Mantra Group’s CEO, Bob East, says the company is experiencing “unprecedented enquiries” for new hotels as the organisation posted a solid first half for 2015-16 which saw revenue jump 21.7%.
Speaking exclusively to HM, East said probably the most compelling feature of the results “was the strength of the new hotels into the portfolio”, adding there was a lot more to come on the development front.
“We currently have unprecedented inbound enquiry for us to manage hotels and resorts under our brand,” he told HM.
Nine hotels joined the network during the first half of 2015-16 and one property was added in January 2016.
“We have a new Singapore office that is starting to receive very good leads and we will have more announcements in the near term on our strengthening Asian portfolio,” he said.
On the results front, statutory NPAT was AUD$24.3 million, higher than statutory NPAT for H1FY2015 of AUD$21.8 million, whilst underlying EBITDAI of $53.2 million was up 26.1% on the same period last year.
“It’s been another period of continued improvement across the Group,” East said. “Mantra Group has continued to build on its strong foundations and continues to deliver growth in revenue and profitability.

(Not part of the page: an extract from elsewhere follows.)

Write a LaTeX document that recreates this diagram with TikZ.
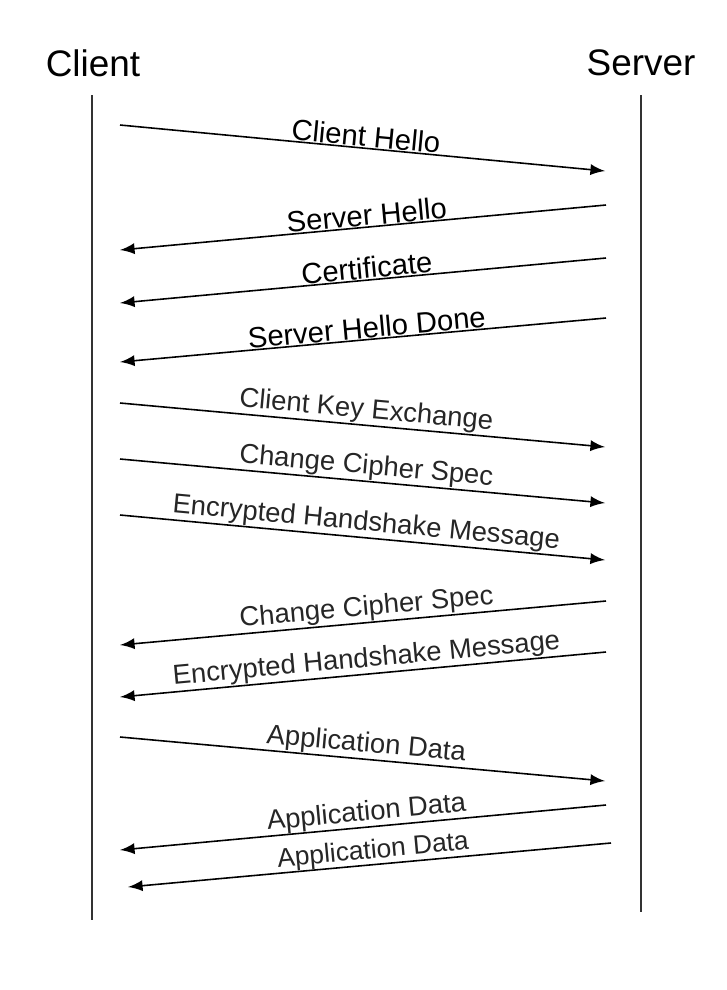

“This has been achieved by the acquisition of nine properties in the six month period, an increase in domestic and international travellers enjoying Australian holidays and positive business sentiment in key capital cities.
“We are delighted to report that for the half year ended 31 December 2015, the Group performed strongly in terms of revenue, profitability and cash flow and is on track to deliver earnings in line with guidance given in August 2015.
“We are pleased by the performance of the properties we transitioned into the portfolio in the period and with the growth in underlying EBITDAI for the business excluding new properties which grew at 11.0% compared to the prior corresponding period.
“The Group is in a good financial position with total assets of AUD$713 million, net assets of AUD$350 million and a strong cash flow, and is well placed to deliver shareholder value in H2FY2016 and beyond,” he said.
East said the Group achieved period-on-period growth in each of its operating segments including:
-CBD delivered revenue of $157.4 million representing a period-on-period increase in revenue of $21.0 million. $6.8 million of the increase in revenue was from three new properties. EBITDAI for the period was $27.7 million. Among other factors, city wide conference and increased corporate demand in Sydney, Melbourne, and Canberra, together with higher leisure demand driven by special events and lower airfares contributed to this result;
-Resorts delivered revenue of $125.3 million and EBITDAI of $21.7 million representing increases on H1FY2015 of 31.8% and 44.7% respectively. As well as the contribution from new properties ($25.4 million revenue and $4.7 million EBITDAI), this sector benefitted principally from strong short term domestic travel demand, particularly in Queensland, as well as an increase in international travellers taking advantage of low cost carriers; and
-Central Revenue and Distribution (CR&D) delivered revenue of $23.1 million and EBITDAI of $16.8 million representing increases on H1FY2015 of 14.9% and 6.3% respectively. The results from this segment were driven by ongoing growth in central reservations and on-line booking channels and the full six month contribution of three properties under management acquired in FY2015.
The Board has approved payment of a fully franked dividend of 5 cents per share for the period to 31 December 2015. Dividends will be paid on 24 March 2016.
Between July and December 2015 Mantra Group added nine new hotels to its network – six in the Resorts segment, of which four are on the Gold Coast – and three to the CBD segment, one in each of Melbourne, Brisbane and Adelaide.
Mantra Group’s first Peppers property in Melbourne’s CBD was added in January 2016, continuing the move of the Peppers brand into key CBD locations.
Development pipeline is strong with Hotel Richmont by Mantra due to open in Brisbane in H2FY2016 and the first three towers in a portfolio of seven permanent rental residential properties scheduled to join the Group in July 2016, subject to customary settlement conditions.
East said that Mantra Group is committed to driving growth and delivering shareholder value in FY2016 and beyond.
“We are delighted to announce that taking into account all new properties added from 1 July 2015 to 18 February 2016, updated guidance for FY2016 EBITDAI is between $88.5 million and $90.5 million, NPAT between $41.5 million and $43.0 million and NPATA between $44.2 million and $45.7 million,” he said.
“This forecast excludes the transaction costs associated with acquisitions completed or to complete in FY2016,” East said.
Based on the Group’s earning capability and strong cash flow position, East said Mantra Group was well placed to continue to take advantage of growth opportunities in its ongoing commitment to deliver year-on-year shareholder value principally through growing the portfolio, delivering quality inventory, optimising distribution channels and capitalising on forecast increases in inbound tourism.
“We continue to strengthen our platforms and take advantage of leading distribution capabilities and brand appeal. These factors also benefit our development team as they continue to sign new properties into the portfolio,” East said.